> What is required
Using the material below, copy every line where "React" appears.

>> Begin

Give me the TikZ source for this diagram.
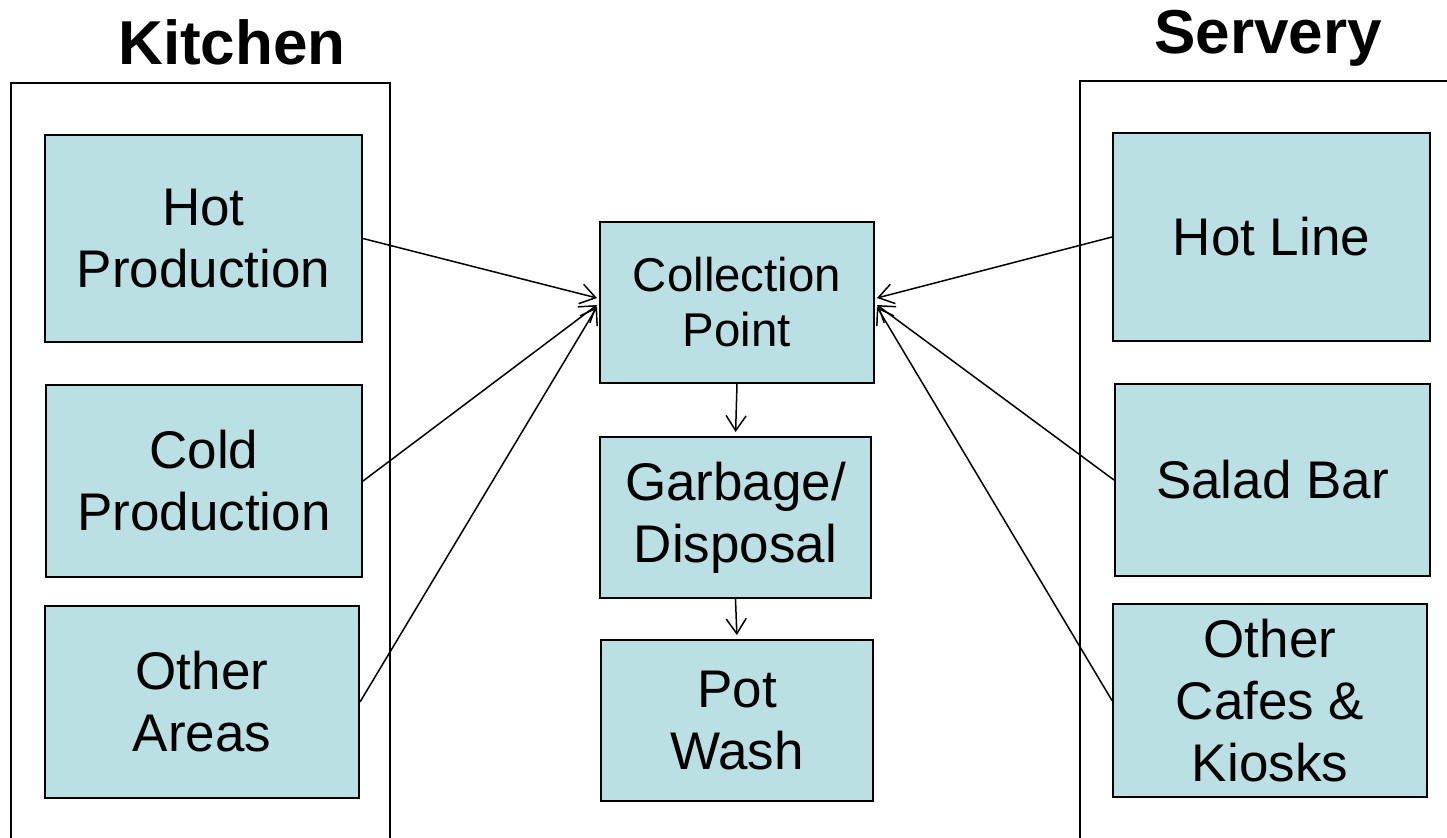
\documentclass[tikz,border=0pt]{standalone}
\usepackage{fontspec}
\setmainfont{Liberation Sans}
\usetikzlibrary{arrows.meta,calc}
\definecolor{boxfill}{HTML}{BBE0E3}
\begin{document}
\begin{tikzpicture}[x=0.5pt,y=-0.5pt,
  box/.style={draw=black,line width=1pt,fill=boxfill,inner sep=0pt,align=center,
    font=\fontsize{26.5}{31}\selectfont},
  midbox/.style={box,font=\fontsize{23.7}{27.5}\selectfont},
  title/.style={font=\fontsize{31}{36}\selectfont\bfseries,inner sep=0pt},
  frame/.style={draw=black,line width=1pt},
  flow/.style={draw=black,line width=0.75pt,-{Straight Barb[length=7.5pt,width=10pt]}}]
\useasboundingbox (0,0) rectangle (1447,837);
% containers
\draw[frame] (11,840) -- (11,83) -- (390,83) -- (390,840);
\draw[frame] (1080,840) -- (1080,81) -- (1450,81);
% titles
\node[title] (kt) at (232,42) {Kitchen};
\node[title] (st) at (1268,38) {Servery};
% kitchen boxes
\node[box,minimum width=158.5pt,minimum height=103.5pt] (hp) at (203.5,238.5) {Hot\\Production};
\node[box,minimum width=158pt,minimum height=96pt] (cp) at (204,481) {Cold\\Production};
\node[box,minimum width=157pt,minimum height=96pt] (oa) at (202,702) {Other\\Areas};
% middle
\node[midbox,minimum width=137pt,minimum height=80.5pt] (col) at (737,302.5) {Collection\\Point};
\node[box,minimum width=135.5pt,minimum height=80.5pt] (gar) at (735.5,517.5) {Garbage/\\Disposal};
\node[box,minimum width=136pt,minimum height=80.5pt] (pot) at (737,720.5) {Pot\\Wash};
% servery boxes
\node[box,minimum width=158.5pt,minimum height=104pt] (hl) at (1271.5,237) {Hot Line};
\node[box,minimum width=157.5pt,minimum height=96pt] (sb) at (1272.5,480) {Salad Bar};
\node[box,minimum width=157pt,minimum height=96.5pt] (oc) at (1270,700.5) {Other\\Cafes \&\\Kiosks};
% connectors
\draw[flow] (hp.east) -- ([yshift=2.25pt,xshift=-1pt]col.west);
\draw[flow] (cp.east) -- ([yshift=-1.25pt,xshift=-1pt]col.west);
\draw[flow] (oa.east) -- ([yshift=-2.25pt,xshift=-1pt]col.west);
\draw[flow] (hl.west) -- ([yshift=2.25pt,xshift=1pt]col.east);
\draw[flow] (sb.west) -- ([yshift=-1.25pt,xshift=1pt]col.east);
\draw[flow] (oc.west) -- ([yshift=-2.25pt,xshift=1pt]col.east);
\draw[flow,shorten >=2pt] (col.south) -- (gar.north);
\draw[flow,shorten >=2pt] (gar.south) -- (pot.north);
\end{tikzpicture}
\end{document}
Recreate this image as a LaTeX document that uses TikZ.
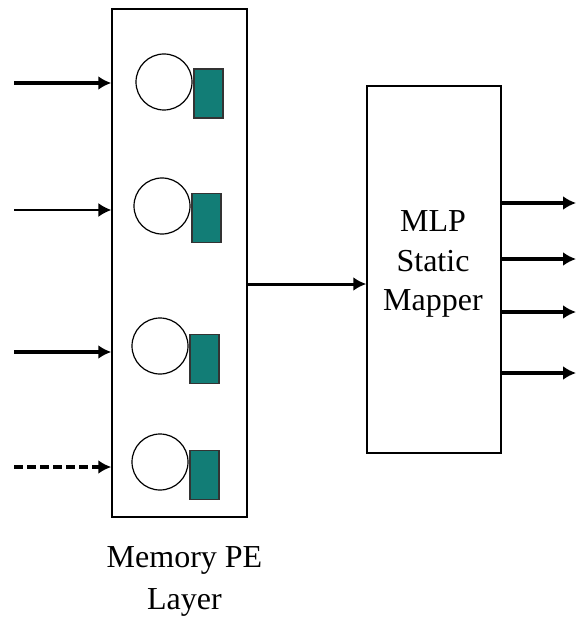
\documentclass[tikz,border=0pt]{standalone}
\usepackage{fontspec}
\setmainfont{Liberation Serif}
\usetikzlibrary{arrows.meta,positioning}
\definecolor{cellteal}{RGB}{18,125,118}

\begin{document}
\begin{tikzpicture}[x=1pt,y=-1pt,>={Latex[length=13pt,width=14pt]},
  font=\fontsize{32}{39.5}\selectfont,
  box/.style={draw,line width=1.5pt,inner sep=0pt},
  pe/.style={circle,draw,line width=1.2pt,minimum size=56pt,inner sep=0pt},
  cell/.style={draw=black!80,fill=cellteal,line width=1.2pt,minimum width=29pt,minimum height=49pt,inner sep=0pt},
  feed/.style={->,line width=3.2pt},
  thinfeed/.style={->,line width=1.6pt}]
\useasboundingbox (0,0) rectangle (577,620);
\node[box,minimum width=135pt,minimum height=508pt] (mem) at (179.5,263) {};
\node[box,minimum width=134pt,minimum height=367pt] (map) at (434,269.5) {};
\node[align=center,inner sep=0pt] (maptext) at (433,264) {MLP\\Static\\Mapper};
\node[align=center,inner sep=0pt,font=\fontsize{32}{42}\selectfont] (memtext) at (184.5,581) {Memory PE\\Layer};
% memory elements
\node[pe] (c1) at (164,82) {};   \node[cell] (r1) at (208.5,93.5) {};
\node[pe] (c2) at (162,206) {};  \node[cell] (r2) at (206.5,218) {};
\node[pe] (c3) at (160,346) {};  \node[cell] (r3) at (204.5,359) {};
\node[pe] (c4) at (160,462) {};  \node[cell] (r4) at (204.5,475) {};
% inputs
\coordinate (i1) at (14,83); \coordinate (i2) at (14,210);
\coordinate (i3) at (14,352); \coordinate (i4) at (14,467);
\draw[feed] (i1) -- (i1 -| mem.west);
\draw[thinfeed] (i2) -- (i2 -| mem.west);
\draw[feed] (i3) -- (i3 -| mem.west);
\draw[feed,dash pattern=on 9pt off 4pt] (i4) -- (i4 -| mem.west);
% memory layer to mapper
\coordinate (m) at (247,284);
\draw[feed,line width=3pt] (m) -- (m -| map.west);
% outputs
\foreach \y [count=\k] in {203,259,312,373} {
  \coordinate (o\k) at (576,\y);
  \draw[feed] (o\k -| map.east) -- (o\k);
}
\end{tikzpicture}
\end{document}
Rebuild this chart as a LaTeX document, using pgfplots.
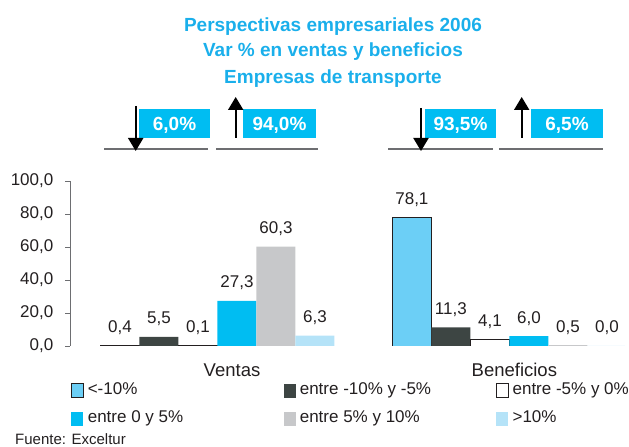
\documentclass[border=0pt]{standalone}
\usepackage{fontspec}
\setmainfont{Liberation Sans}
\usepackage{pgfplots}
\pgfplotsset{compat=1.18}
\usetikzlibrary{arrows.meta}
\definecolor{cA}{HTML}{6CCFF6}
\definecolor{cB}{HTML}{3D4543}
\definecolor{cD}{HTML}{00BDF2}
\definecolor{cE}{HTML}{C7C8CA}
\definecolor{cF}{HTML}{B5E3F8}
\definecolor{txt}{HTML}{231F20}
\definecolor{axgray}{HTML}{6D6E71}
\definecolor{ttl}{HTML}{1AAFEB}
\newcommand\fs[1]{\fontsize{#1bp}{#1bp}\selectfont}
\newcommand\lw[1]{\makebox[192bp][l]{#1}}

\begin{document}
\begin{tikzpicture}
\useasboundingbox (0bp,0bp) rectangle (629bp,447bp);
\begin{axis}[
    at={(70bp,101bp)}, anchor=south west,
    scale only axis, width=555bp, height=165bp,
    xmin=-0.505, xmax=1.396, ymin=0, ymax=100,
    ybar=0pt, bar width=39bp,
    axis lines*=left,
    x axis line style={draw=none},
    y axis line style={draw=axgray, line width=0.8bp},
    xtick={0.05,1.017}, xticklabels={Ventas,Beneficios},
    xtick style={draw=none},
    ytick={0,20,40,60,80,100},
    ytick style={draw=axgray, line width=0.8bp},
    tick align=outside, major tick length=4.5bp,
    /pgf/number format/fixed, /pgf/number format/fixed zerofill,
    /pgf/number format/precision=1, /pgf/number format/use comma,
    /pgf/number format/assume math mode=true,
    yticklabel style={font=\fs{17}, text=txt, inner sep=0pt, xshift=-12bp},
    xticklabel style={font=\fs{18.5}, text=txt, inner sep=0pt, anchor=base, yshift=-26bp},
    nodes near coords,
    every node near coord/.append style={font=\fs{17}, text=txt, anchor=base, yshift=13bp},
    legend columns=3,
    legend cell align=left,
    legend style={at={(0.0018,-0.2121)}, anchor=north west, draw=none, fill=none,
        inner sep=0pt, outer sep=0pt, column sep=0pt, row sep=8.5bp,
        font=\fs{17}, text=txt,
        nodes={inner xsep=4bp, inner ysep=2bp, text height=12bp, text depth=3.5bp}},
    legend image code/.code={\path[#1] (0bp,-7bp) rectangle (12bp,7bp);},
]
\addplot[fill=cA, draw=txt, line width=0.8bp] coordinates {(0,0.4) (1,78.1)};
\addplot[fill=cB, draw=none] coordinates {(0,5.5) (1,11.3)};
\addplot[fill=white, draw=txt, line width=0.8bp] coordinates {(0,0.1) (1,4.1)};
\addplot[fill=cD, draw=none] coordinates {(0,27.3) (1,6.0)};
\addplot[fill=cE, draw=none] coordinates {(0,60.3) (1,0.5)};
\addplot[fill=cF, draw=none] coordinates {(0,6.3) (1,0.0)};
\addlegendentry{\lw{<-10\%}}
\addlegendentry{\lw{entre -10\% y -5\%}}
\addlegendentry{entre -5\% y 0\%}
\addlegendentry{\lw{entre 0 y 5\%}}
\addlegendentry{\lw{entre 5\% y 10\%}}
\addlegendentry{>10\%}
\end{axis}
\begin{scope}[x=1bp, y=1bp]
% title
\node[anchor=base, inner sep=0, font=\bfseries\fs{19}, text=ttl] at (333,415) {Perspectivas empresariales 2006};
\node[anchor=base, inner sep=0, font=\bfseries\fs{19}, text=ttl] at (333,390) {Var \% en ventas y beneficios};
\node[anchor=base, inner sep=0, font=\bfseries\fs{19}, text=ttl] at (333,364) {Empresas de transporte};
% baselines
\draw[axgray, line width=1.2bp] (104,298) -- (208,298);
\draw[axgray, line width=1.2bp] (216,298) -- (318,298);
\draw[axgray, line width=1.2bp] (388,298) -- (493,298);
\draw[axgray, line width=1.2bp] (499,298) -- (603,298);
% boxes
\fill[cD] (139,309) rectangle (210,338);
\fill[cD] (243,309) rectangle (316,338);
\fill[cD] (425,309) rectangle (496,338);
\fill[cD] (531,309) rectangle (603,338);
\node[anchor=base, inner sep=0, font=\bfseries\fs{19}, text=white] at (174.5,317) {6,0\%};
\node[anchor=base, inner sep=0, font=\bfseries\fs{19}, text=white] at (279.5,317) {94,0\%};
\node[anchor=base, inner sep=0, font=\bfseries\fs{19}, text=white] at (460.5,317) {93,5\%};
\node[anchor=base, inner sep=0, font=\bfseries\fs{19}, text=white] at (567,317) {6,5\%};
% arrows
\draw[black, line width=2bp, -{Triangle[width=15bp,length=13bp]}] (135.7,341) -- (135.7,296);
\draw[black, line width=2bp, -{Triangle[width=15bp,length=13bp]}] (235.7,309) -- (235.7,350);
\draw[black, line width=2bp, -{Triangle[width=15bp,length=13bp]}] (421,339) -- (421,296);
\draw[black, line width=2bp, -{Triangle[width=15bp,length=13bp]}] (521.7,309) -- (521.7,350);
% source
\node[anchor=base west, inner sep=0, font=\fs{15}, text=txt] at (15,3) {Fuente: Exceltur};
\end{scope}
\end{tikzpicture}
\end{document}
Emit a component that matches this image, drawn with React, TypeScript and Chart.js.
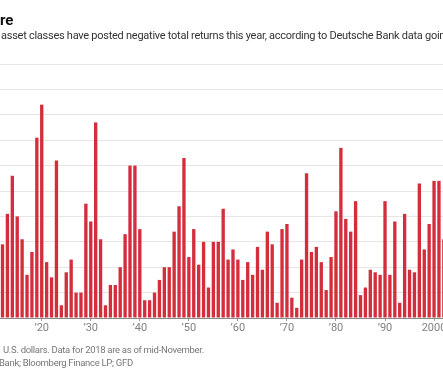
import React, { useEffect, useRef } from "react";
import { Chart, registerables } from "chart.js";

Chart.register(...registerables);

// Years visible in the cropped chart and share (%) of asset classes with negative returns
const years: number[] = [
  1912, 1913, 1914, 1915, 1916, 1917, 1918, 1919, 1920, 1921,
  1922, 1923, 1924, 1925, 1926, 1927, 1928, 1929, 1930, 1931,
  1932, 1933, 1934, 1935, 1936, 1937, 1938, 1939, 1940, 1941,
  1942, 1943, 1944, 1945, 1946, 1947, 1948, 1949, 1950, 1951,
  1952, 1953, 1954, 1955, 1956, 1957, 1958, 1959, 1960, 1961,
  1962, 1963, 1964, 1965, 1966, 1967, 1968, 1969, 1970, 1971,
  1972, 1973, 1974, 1975, 1976, 1977, 1978, 1979, 1980, 1981,
  1982, 1983, 1984, 1985, 1986, 1987, 1988, 1989, 1990, 1991,
  1992, 1993, 1994, 1995, 1996, 1997, 1998, 1999, 2000, 2001,
  2002,
];

const negativeShare: number[] = [
  29, 41, 56, 40, 31, 17, 26, 71, 84, 22,
  16, 62, 5, 18, 23, 10, 10, 45, 38, 77,
  31, 5, 13, 13, 20, 33, 60, 60, 35, 7,
  7, 10, 15, 20, 20, 34, 44, 63, 24, 35,
  21, 30, 12, 30, 30, 43, 23, 27, 23, 15,
  22, 17, 28, 19, 34, 29, 6, 35, 37, 8,
  4, 23, 57, 26, 28, 22, 11, 24, 42, 67,
  39, 34, 46, 9, 12, 19, 18, 17, 46, 17,
  38, 6, 41, 19, 18, 53, 27, 37, 54, 54,
  31,
];

const tickYears: number[] = [1920, 1930, 1940, 1950, 1960, 1970, 1980, 1990, 2000];
const tickLabels: string[] = ["\u201920", "\u201930", "\u201940", "\u201950", "\u201960", "\u201970", "\u201980", "\u201990", "2000"];

const titleText = "re";
const subtitleText =
  "asset classes have posted negative total returns this year, according to Deutsche Bank data going";
const noteText = "U.S. dollars. Data for 2018 are as of mid-November.";
const sourceText = "Bank; Bloomberg Finance LP; GFD";

const CANVAS_W = 480;
const PX_PER_YEAR = 4.904;
const X_MIN = 1912 - 2.5 / PX_PER_YEAR;
const X_MAX = X_MIN + CANVAS_W / PX_PER_YEAR;

export default function App() {
  const canvasRef = useRef<HTMLCanvasElement | null>(null);

  useEffect(() => {
    document.body.style.margin = "0";
    const canvas = canvasRef.current;
    if (!canvas) return;
    const chart = new Chart(canvas, {
      type: "bar",
      data: {
        datasets: [
          {
            data: years.map((yr, i) => ({ x: yr, y: negativeShare[i] })),
            backgroundColor: "#d42d3b",
            borderWidth: 0,
            barPercentage: 0.68,
            categoryPercentage: 1,
          },
        ],
      },
      options: {
        animation: false,
        responsive: false,
        maintainAspectRatio: false,
        layout: { padding: { top: 64, left: 0, right: 0, bottom: 0 } },
        plugins: {
          legend: { display: false },
          tooltip: { enabled: false },
          title: { display: false },
        },
        scales: {
          x: {
            type: "linear",
            min: X_MIN,
            max: X_MAX,
            offset: false,
            afterBuildTicks: (scale: any) => {
              scale.ticks = tickYears.map((v) => ({ value: v }));
            },
            afterFit: (scale: any) => {
              scale.height = 52;
            },
            ticks: {
              autoSkip: false,
              maxRotation: 0,
              padding: 1,
              color: "#808080",
              font: { family: "Roboto", size: 11 },
              callback: (v: any) => {
                const idx = tickYears.indexOf(Number(v));
                return idx >= 0 ? tickLabels[idx] : "";
              },
            },
            grid: {
              display: true,
              offset: false,
              drawOnChartArea: false,
              drawTicks: true,
              tickLength: 3,
              color: "#999",
            },
            border: { display: true, color: "#8a8a8a", width: 1 },
          },
          y: {
            min: 0,
            max: 100,
            ticks: { display: false, stepSize: 10 },
            grid: { color: "#e6e6e6", drawTicks: false, lineWidth: 1 },
            border: { display: false },
          },
        },
      },
    });
    return () => chart.destroy();
  }, []);

  return (
    <div
      style={{
        position: "fixed",
        left: 0,
        top: 0,
        width: 443,
        height: 370,
        overflow: "hidden",
        background: "#fff",
      }}
    >
      <canvas
        ref={canvasRef}
        width={CANVAS_W}
        height={370}
        style={{ position: "absolute", left: 0, top: 0, width: CANVAS_W, height: 370 }}
      />
      <div
        style={{
          position: "absolute",
          left: 0,
          top: 12,
          font: "bold 15px Roboto",
          lineHeight: "16px",
          color: "#111",
          whiteSpace: "nowrap",
        }}
      >
        {titleText}
      </div>
      <div
        style={{
          position: "absolute",
          left: 1,
          top: 30,
          font: "11px Roboto",
          lineHeight: "12px",
          letterSpacing: "-0.26px",
          color: "#333",
          whiteSpace: "nowrap",
        }}
      >
        {subtitleText}
      </div>
      <div
        style={{
          position: "absolute",
          left: 3,
          top: 344,
          font: "9.5px Roboto",
          lineHeight: "11px",
          letterSpacing: "-0.3px",
          color: "#777",
          whiteSpace: "nowrap",
        }}
      >
        {noteText}
      </div>
      <div
        style={{
          position: "absolute",
          left: -1,
          top: 357,
          font: "9.5px Roboto",
          lineHeight: "11px",
          letterSpacing: "-0.3px",
          color: "#777",
          whiteSpace: "nowrap",
        }}
      >
        {sourceText}
      </div>
    </div>
  );
}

>> End

> Answer to the exercise
Emit a component that matches this image, drawn with React, TypeScript and Chart.js.
import React, { useEffect, useRef } from "react";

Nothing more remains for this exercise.